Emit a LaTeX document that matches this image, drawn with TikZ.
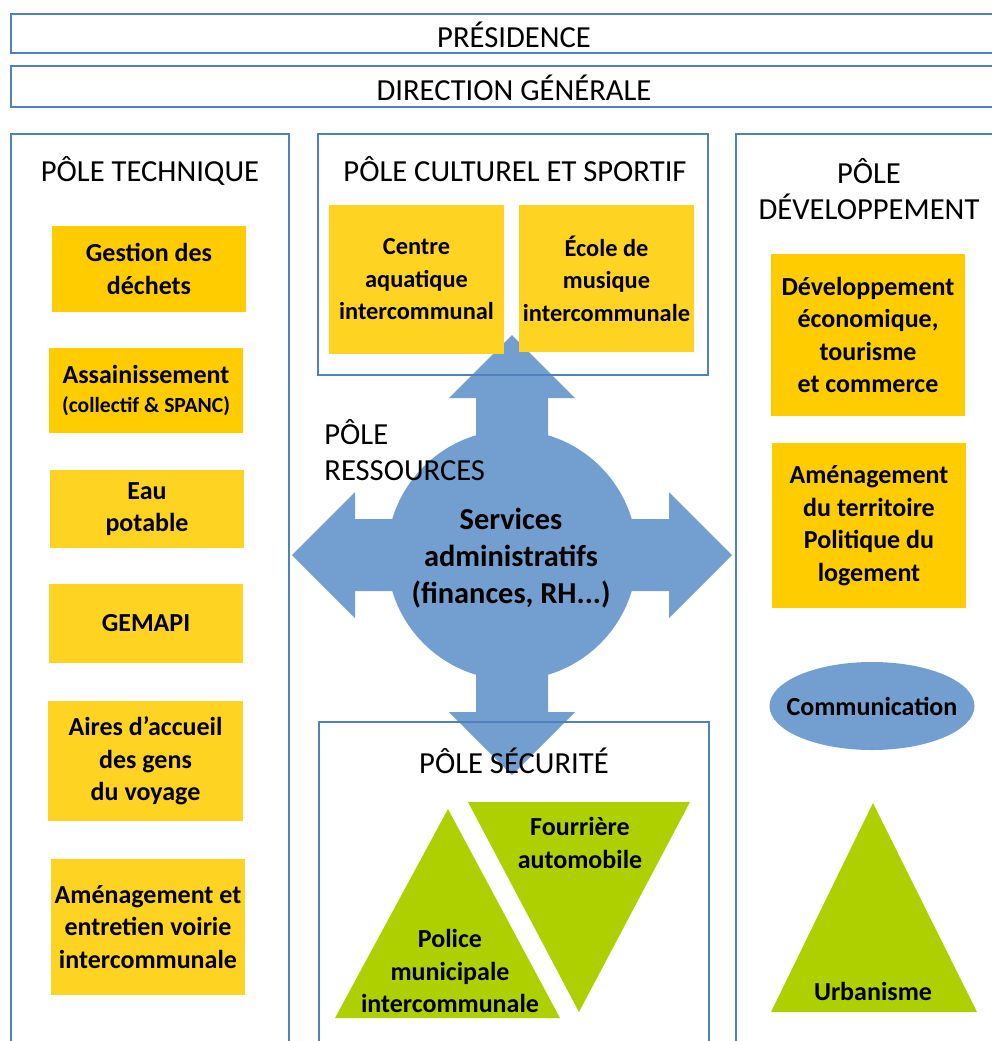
\documentclass[tikz,border=0pt]{standalone}
\usepackage{fontspec}
\setmainfont{Carlito}
\usetikzlibrary{shapes.geometric}
\definecolor{frameblue}{RGB}{79,129,189}
\definecolor{arrowblue}{RGB}{114,159,207}
\definecolor{yelA}{RGB}{255,204,0}
\definecolor{yelB}{RGB}{255,211,33}
\definecolor{greenfill}{RGB}{175,208,0}
\tikzset{
  frame/.style={draw=frameblue, line width=0.75pt},
  titletext/.style={font=\fontsize{15.3}{18}\selectfont, align=center, inner sep=0pt},
  ybox/.style={rectangle, fill=#1, inner sep=0pt, align=center,
    font=\fontsize{13}{16.25}\selectfont\bfseries},
  btext/.style={inner sep=0pt, align=center, font=\fontsize{13}{16.25}\selectfont\bfseries},
}
\begin{document}
\begin{tikzpicture}[x=0.5pt,y=-0.5pt]
\useasboundingbox (0,0) rectangle (992,1041);
\clip (0,0) rectangle (992,1041);
\fill[white] (0,0) rectangle (992,1041);

% central arrow shape (drawn first, underneath)
\fill[arrowblue] (512,555) circle[radius=125];
\fill[arrowblue] (476,555) -- (476,398) -- (449,398) -- (512,335) -- (575,398) -- (548,398) -- (548,555) -- cycle;
\fill[arrowblue] (476,555) -- (476,712) -- (449,712) -- (512,775) -- (575,712) -- (548,712) -- (548,555) -- cycle;
\fill[arrowblue] (512,519) -- (355,519) -- (355,492) -- (292,555) -- (355,618) -- (355,591) -- (512,591) -- cycle;
\fill[arrowblue] (512,519) -- (669,519) -- (669,492) -- (732,555) -- (669,618) -- (669,591) -- (512,591) -- cycle;

% top frames
\draw[frame] (11,14) rectangle (1000,53);
\node[titletext] (pres) at (514,35) {PRÉSIDENCE};
\draw[frame] (11,66) rectangle (1000,107);
\node[titletext] (dg) at (514,88) {DIRECTION GÉNÉRALE};

% column frames
\draw[frame] (11,134) rectangle (289,1060);
\draw[frame] (318,134) rectangle (708,375);
\draw[frame] (736,134) rectangle (1000,1060);
\draw[frame] (319,722) rectangle (709,1060);

% titles
\node[titletext] (ttech) at (150,171) {PÔLE TECHNIQUE};
\node[titletext] (tcult) at (515,169) {PÔLE CULTUREL ET SPORTIF};
\node[titletext] (tdev) at (869,189) {PÔLE\\DÉVELOPPEMENT};
\node[titletext, align=left, anchor=west] (tres) at (324,450) {PÔLE\\RESSOURCES};
\node[titletext] (tsec) at (514,761) {PÔLE SÉCURITÉ};

% left column
\node[ybox=yelA, minimum width=97pt, minimum height=43pt] (gest) at (149,269) {Gestion des\\déchets};
\node[ybox=yelA, minimum width=97pt, minimum height=42.5pt] (assa) at (146,390.5) {Assainissement\\[-2pt]{\fontsize{10.8}{13}\selectfont (collectif \& SPANC)}};
\node[ybox=yelB, minimum width=97pt, minimum height=39pt] (eau) at (147,509) {Eau\\potable};
\node[ybox=yelB, minimum width=97pt, minimum height=39.5pt] (gema) at (146,623.5) {GEMAPI};
\node[ybox=yelB, minimum width=97.5pt, minimum height=60pt] (aire) at (145.5,761) {Aires d’accueil\\des gens\\du voyage};
\node[ybox=yelB, minimum width=97pt, minimum height=68pt] (voir) at (148,927) {Aménagement et\\entretien voirie\\intercommunale};

% culture boxes
\node[ybox=yelB, minimum width=87.5pt, minimum height=74.5pt, font=\fontsize{12.2}{16.25}\selectfont\bfseries] (aqua) at (416.5,279.5) {Centre\\aquatique\\intercommunal};
\node[ybox=yelB, minimum width=87.5pt, minimum height=73.5pt, font=\fontsize{12.2}{16.25}\selectfont\bfseries] (musi) at (606.5,278.5) {École de\\musique\\intercommunale};

% right column
\node[ybox=yelA, minimum width=97pt, minimum height=81pt] (deve) at (868,335) {Développement\\économique,\\tourisme\\et commerce};
\node[ybox=yelA, minimum width=97pt, minimum height=82.5pt] (amen) at (869,525.5) {Aménagement\\du territoire\\Politique du\\logement};
\fill[arrowblue] (872,706) ellipse [x radius=102.5, y radius=44];
\node[btext] (comm) at (872,706) {Communication};

% triangles
\fill[greenfill] (873,803) -- (771,1012) -- (977,1012) -- cycle;
\node[btext] (urba) at (873,991) {Urbanisme};
\fill[greenfill] (448,809) -- (335,1018) -- (560,1018) -- cycle;
\node[btext] (poli) at (450,971) {Police\\municipale\\intercommunale};
\fill[greenfill] (468,802) -- (690,802) -- (579,1012) -- cycle;
\node[btext] (four) at (580,843) {Fourrière\\automobile};

% central text
\node[btext, font=\fontsize{15.2}{18.5}\selectfont\bfseries] (serv) at (511,558) {Services\\administratifs\\(finances, RH...)};
\end{tikzpicture}
\end{document}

-*-*-

§ Stated exercise: Copy out all the data without changing anything, and drop the pictures.

§ Answer for this exercise:
Emit a LaTeX document that matches this image, drawn with TikZ.
\documentclass[tikz,border=0pt]{standalone}
\usepackage{fontspec}
\setmainfont{Carlito}
\usetikzlibrary{shapes.geometric}
\definecolor{frameblue}{RGB}{79,129,189}
\definecolor{arrowblue}{RGB}{114,159,207}
\definecolor{yelA}{RGB}{255,204,0}
\definecolor{yelB}{RGB}{255,211,33}
\definecolor{greenfill}{RGB}{175,208,0}
\tikzset{
  frame/.style={draw=frameblue, line width=0.75pt},
  titletext/.style={font=\fontsize{15.3}{18}\selectfont, align=center, inner sep=0pt},
  ybox/.style={rectangle, fill=#1, inner sep=0pt, align=center,
    font=\fontsize{13}{16.25}\selectfont\bfseries},
  btext/.style={inner sep=0pt, align=center, font=\fontsize{13}{16.25}\selectfont\bfseries},
}
\begin{document}
\begin{tikzpicture}[x=0.5pt,y=-0.5pt]
\useasboundingbox (0,0) rectangle (992,1041);
\clip (0,0) rectangle (992,1041);
\fill[white] (0,0) rectangle (992,1041);

% central arrow shape (drawn first, underneath)
\fill[arrowblue] (512,555) circle[radius=125];
\fill[arrowblue] (476,555) -- (476,398) -- (449,398) -- (512,335) -- (575,398) -- (548,398) -- (548,555) -- cycle;
\fill[arrowblue] (476,555) -- (476,712) -- (449,712) -- (512,775) -- (575,712) -- (548,712) -- (548,555) -- cycle;
\fill[arrowblue] (512,519) -- (355,519) -- (355,492) -- (292,555) -- (355,618) -- (355,591) -- (512,591) -- cycle;
\fill[arrowblue] (512,519) -- (669,519) -- (669,492) -- (732,555) -- (669,618) -- (669,591) -- (512,591) -- cycle;

% top frames
\draw[frame] (11,14) rectangle (1000,53);
\node[titletext] (pres) at (514,35) {PRÉSIDENCE};
\draw[frame] (11,66) rectangle (1000,107);
\node[titletext] (dg) at (514,88) {DIRECTION GÉNÉRALE};

% column frames
\draw[frame] (11,134) rectangle (289,1060);
\draw[frame] (318,134) rectangle (708,375);
\draw[frame] (736,134) rectangle (1000,1060);
\draw[frame] (319,722) rectangle (709,1060);

% titles
\node[titletext] (ttech) at (150,171) {PÔLE TECHNIQUE};
\node[titletext] (tcult) at (515,169) {PÔLE CULTUREL ET SPORTIF};
\node[titletext] (tdev) at (869,189) {PÔLE\\DÉVELOPPEMENT};
\node[titletext, align=left, anchor=west] (tres) at (324,450) {PÔLE\\RESSOURCES};
\node[titletext] (tsec) at (514,761) {PÔLE SÉCURITÉ};

% left column
\node[ybox=yelA, minimum width=97pt, minimum height=43pt] (gest) at (149,269) {Gestion des\\déchets};
\node[ybox=yelA, minimum width=97pt, minimum height=42.5pt] (assa) at (146,390.5) {Assainissement\\[-2pt]{\fontsize{10.8}{13}\selectfont (collectif \& SPANC)}};
\node[ybox=yelB, minimum width=97pt, minimum height=39pt] (eau) at (147,509) {Eau\\potable};
\node[ybox=yelB, minimum width=97pt, minimum height=39.5pt] (gema) at (146,623.5) {GEMAPI};
\node[ybox=yelB, minimum width=97.5pt, minimum height=60pt] (aire) at (145.5,761) {Aires d’accueil\\des gens\\du voyage};
\node[ybox=yelB, minimum width=97pt, minimum height=68pt] (voir) at (148,927) {Aménagement et\\entretien voirie\\intercommunale};

% culture boxes
\node[ybox=yelB, minimum width=87.5pt, minimum height=74.5pt, font=\fontsize{12.2}{16.25}\selectfont\bfseries] (aqua) at (416.5,279.5) {Centre\\aquatique\\intercommunal};
\node[ybox=yelB, minimum width=87.5pt, minimum height=73.5pt, font=\fontsize{12.2}{16.25}\selectfont\bfseries] (musi) at (606.5,278.5) {École de\\musique\\intercommunale};

% right column
\node[ybox=yelA, minimum width=97pt, minimum height=81pt] (deve) at (868,335) {Développement\\économique,\\tourisme\\et commerce};
\node[ybox=yelA, minimum width=97pt, minimum height=82.5pt] (amen) at (869,525.5) {Aménagement\\du territoire\\Politique du\\logement};
\fill[arrowblue] (872,706) ellipse [x radius=102.5, y radius=44];
\node[btext] (comm) at (872,706) {Communication};

% triangles
\fill[greenfill] (873,803) -- (771,1012) -- (977,1012) -- cycle;
\node[btext] (urba) at (873,991) {Urbanisme};
\fill[greenfill] (448,809) -- (335,1018) -- (560,1018) -- cycle;
\node[btext] (poli) at (450,971) {Police\\municipale\\intercommunale};
\fill[greenfill] (468,802) -- (690,802) -- (579,1012) -- cycle;
\node[btext] (four) at (580,843) {Fourrière\\automobile};

% central text
\node[btext, font=\fontsize{15.2}{18.5}\selectfont\bfseries] (serv) at (511,558) {Services\\administratifs\\(finances, RH...)};
\end{tikzpicture}
\end{document}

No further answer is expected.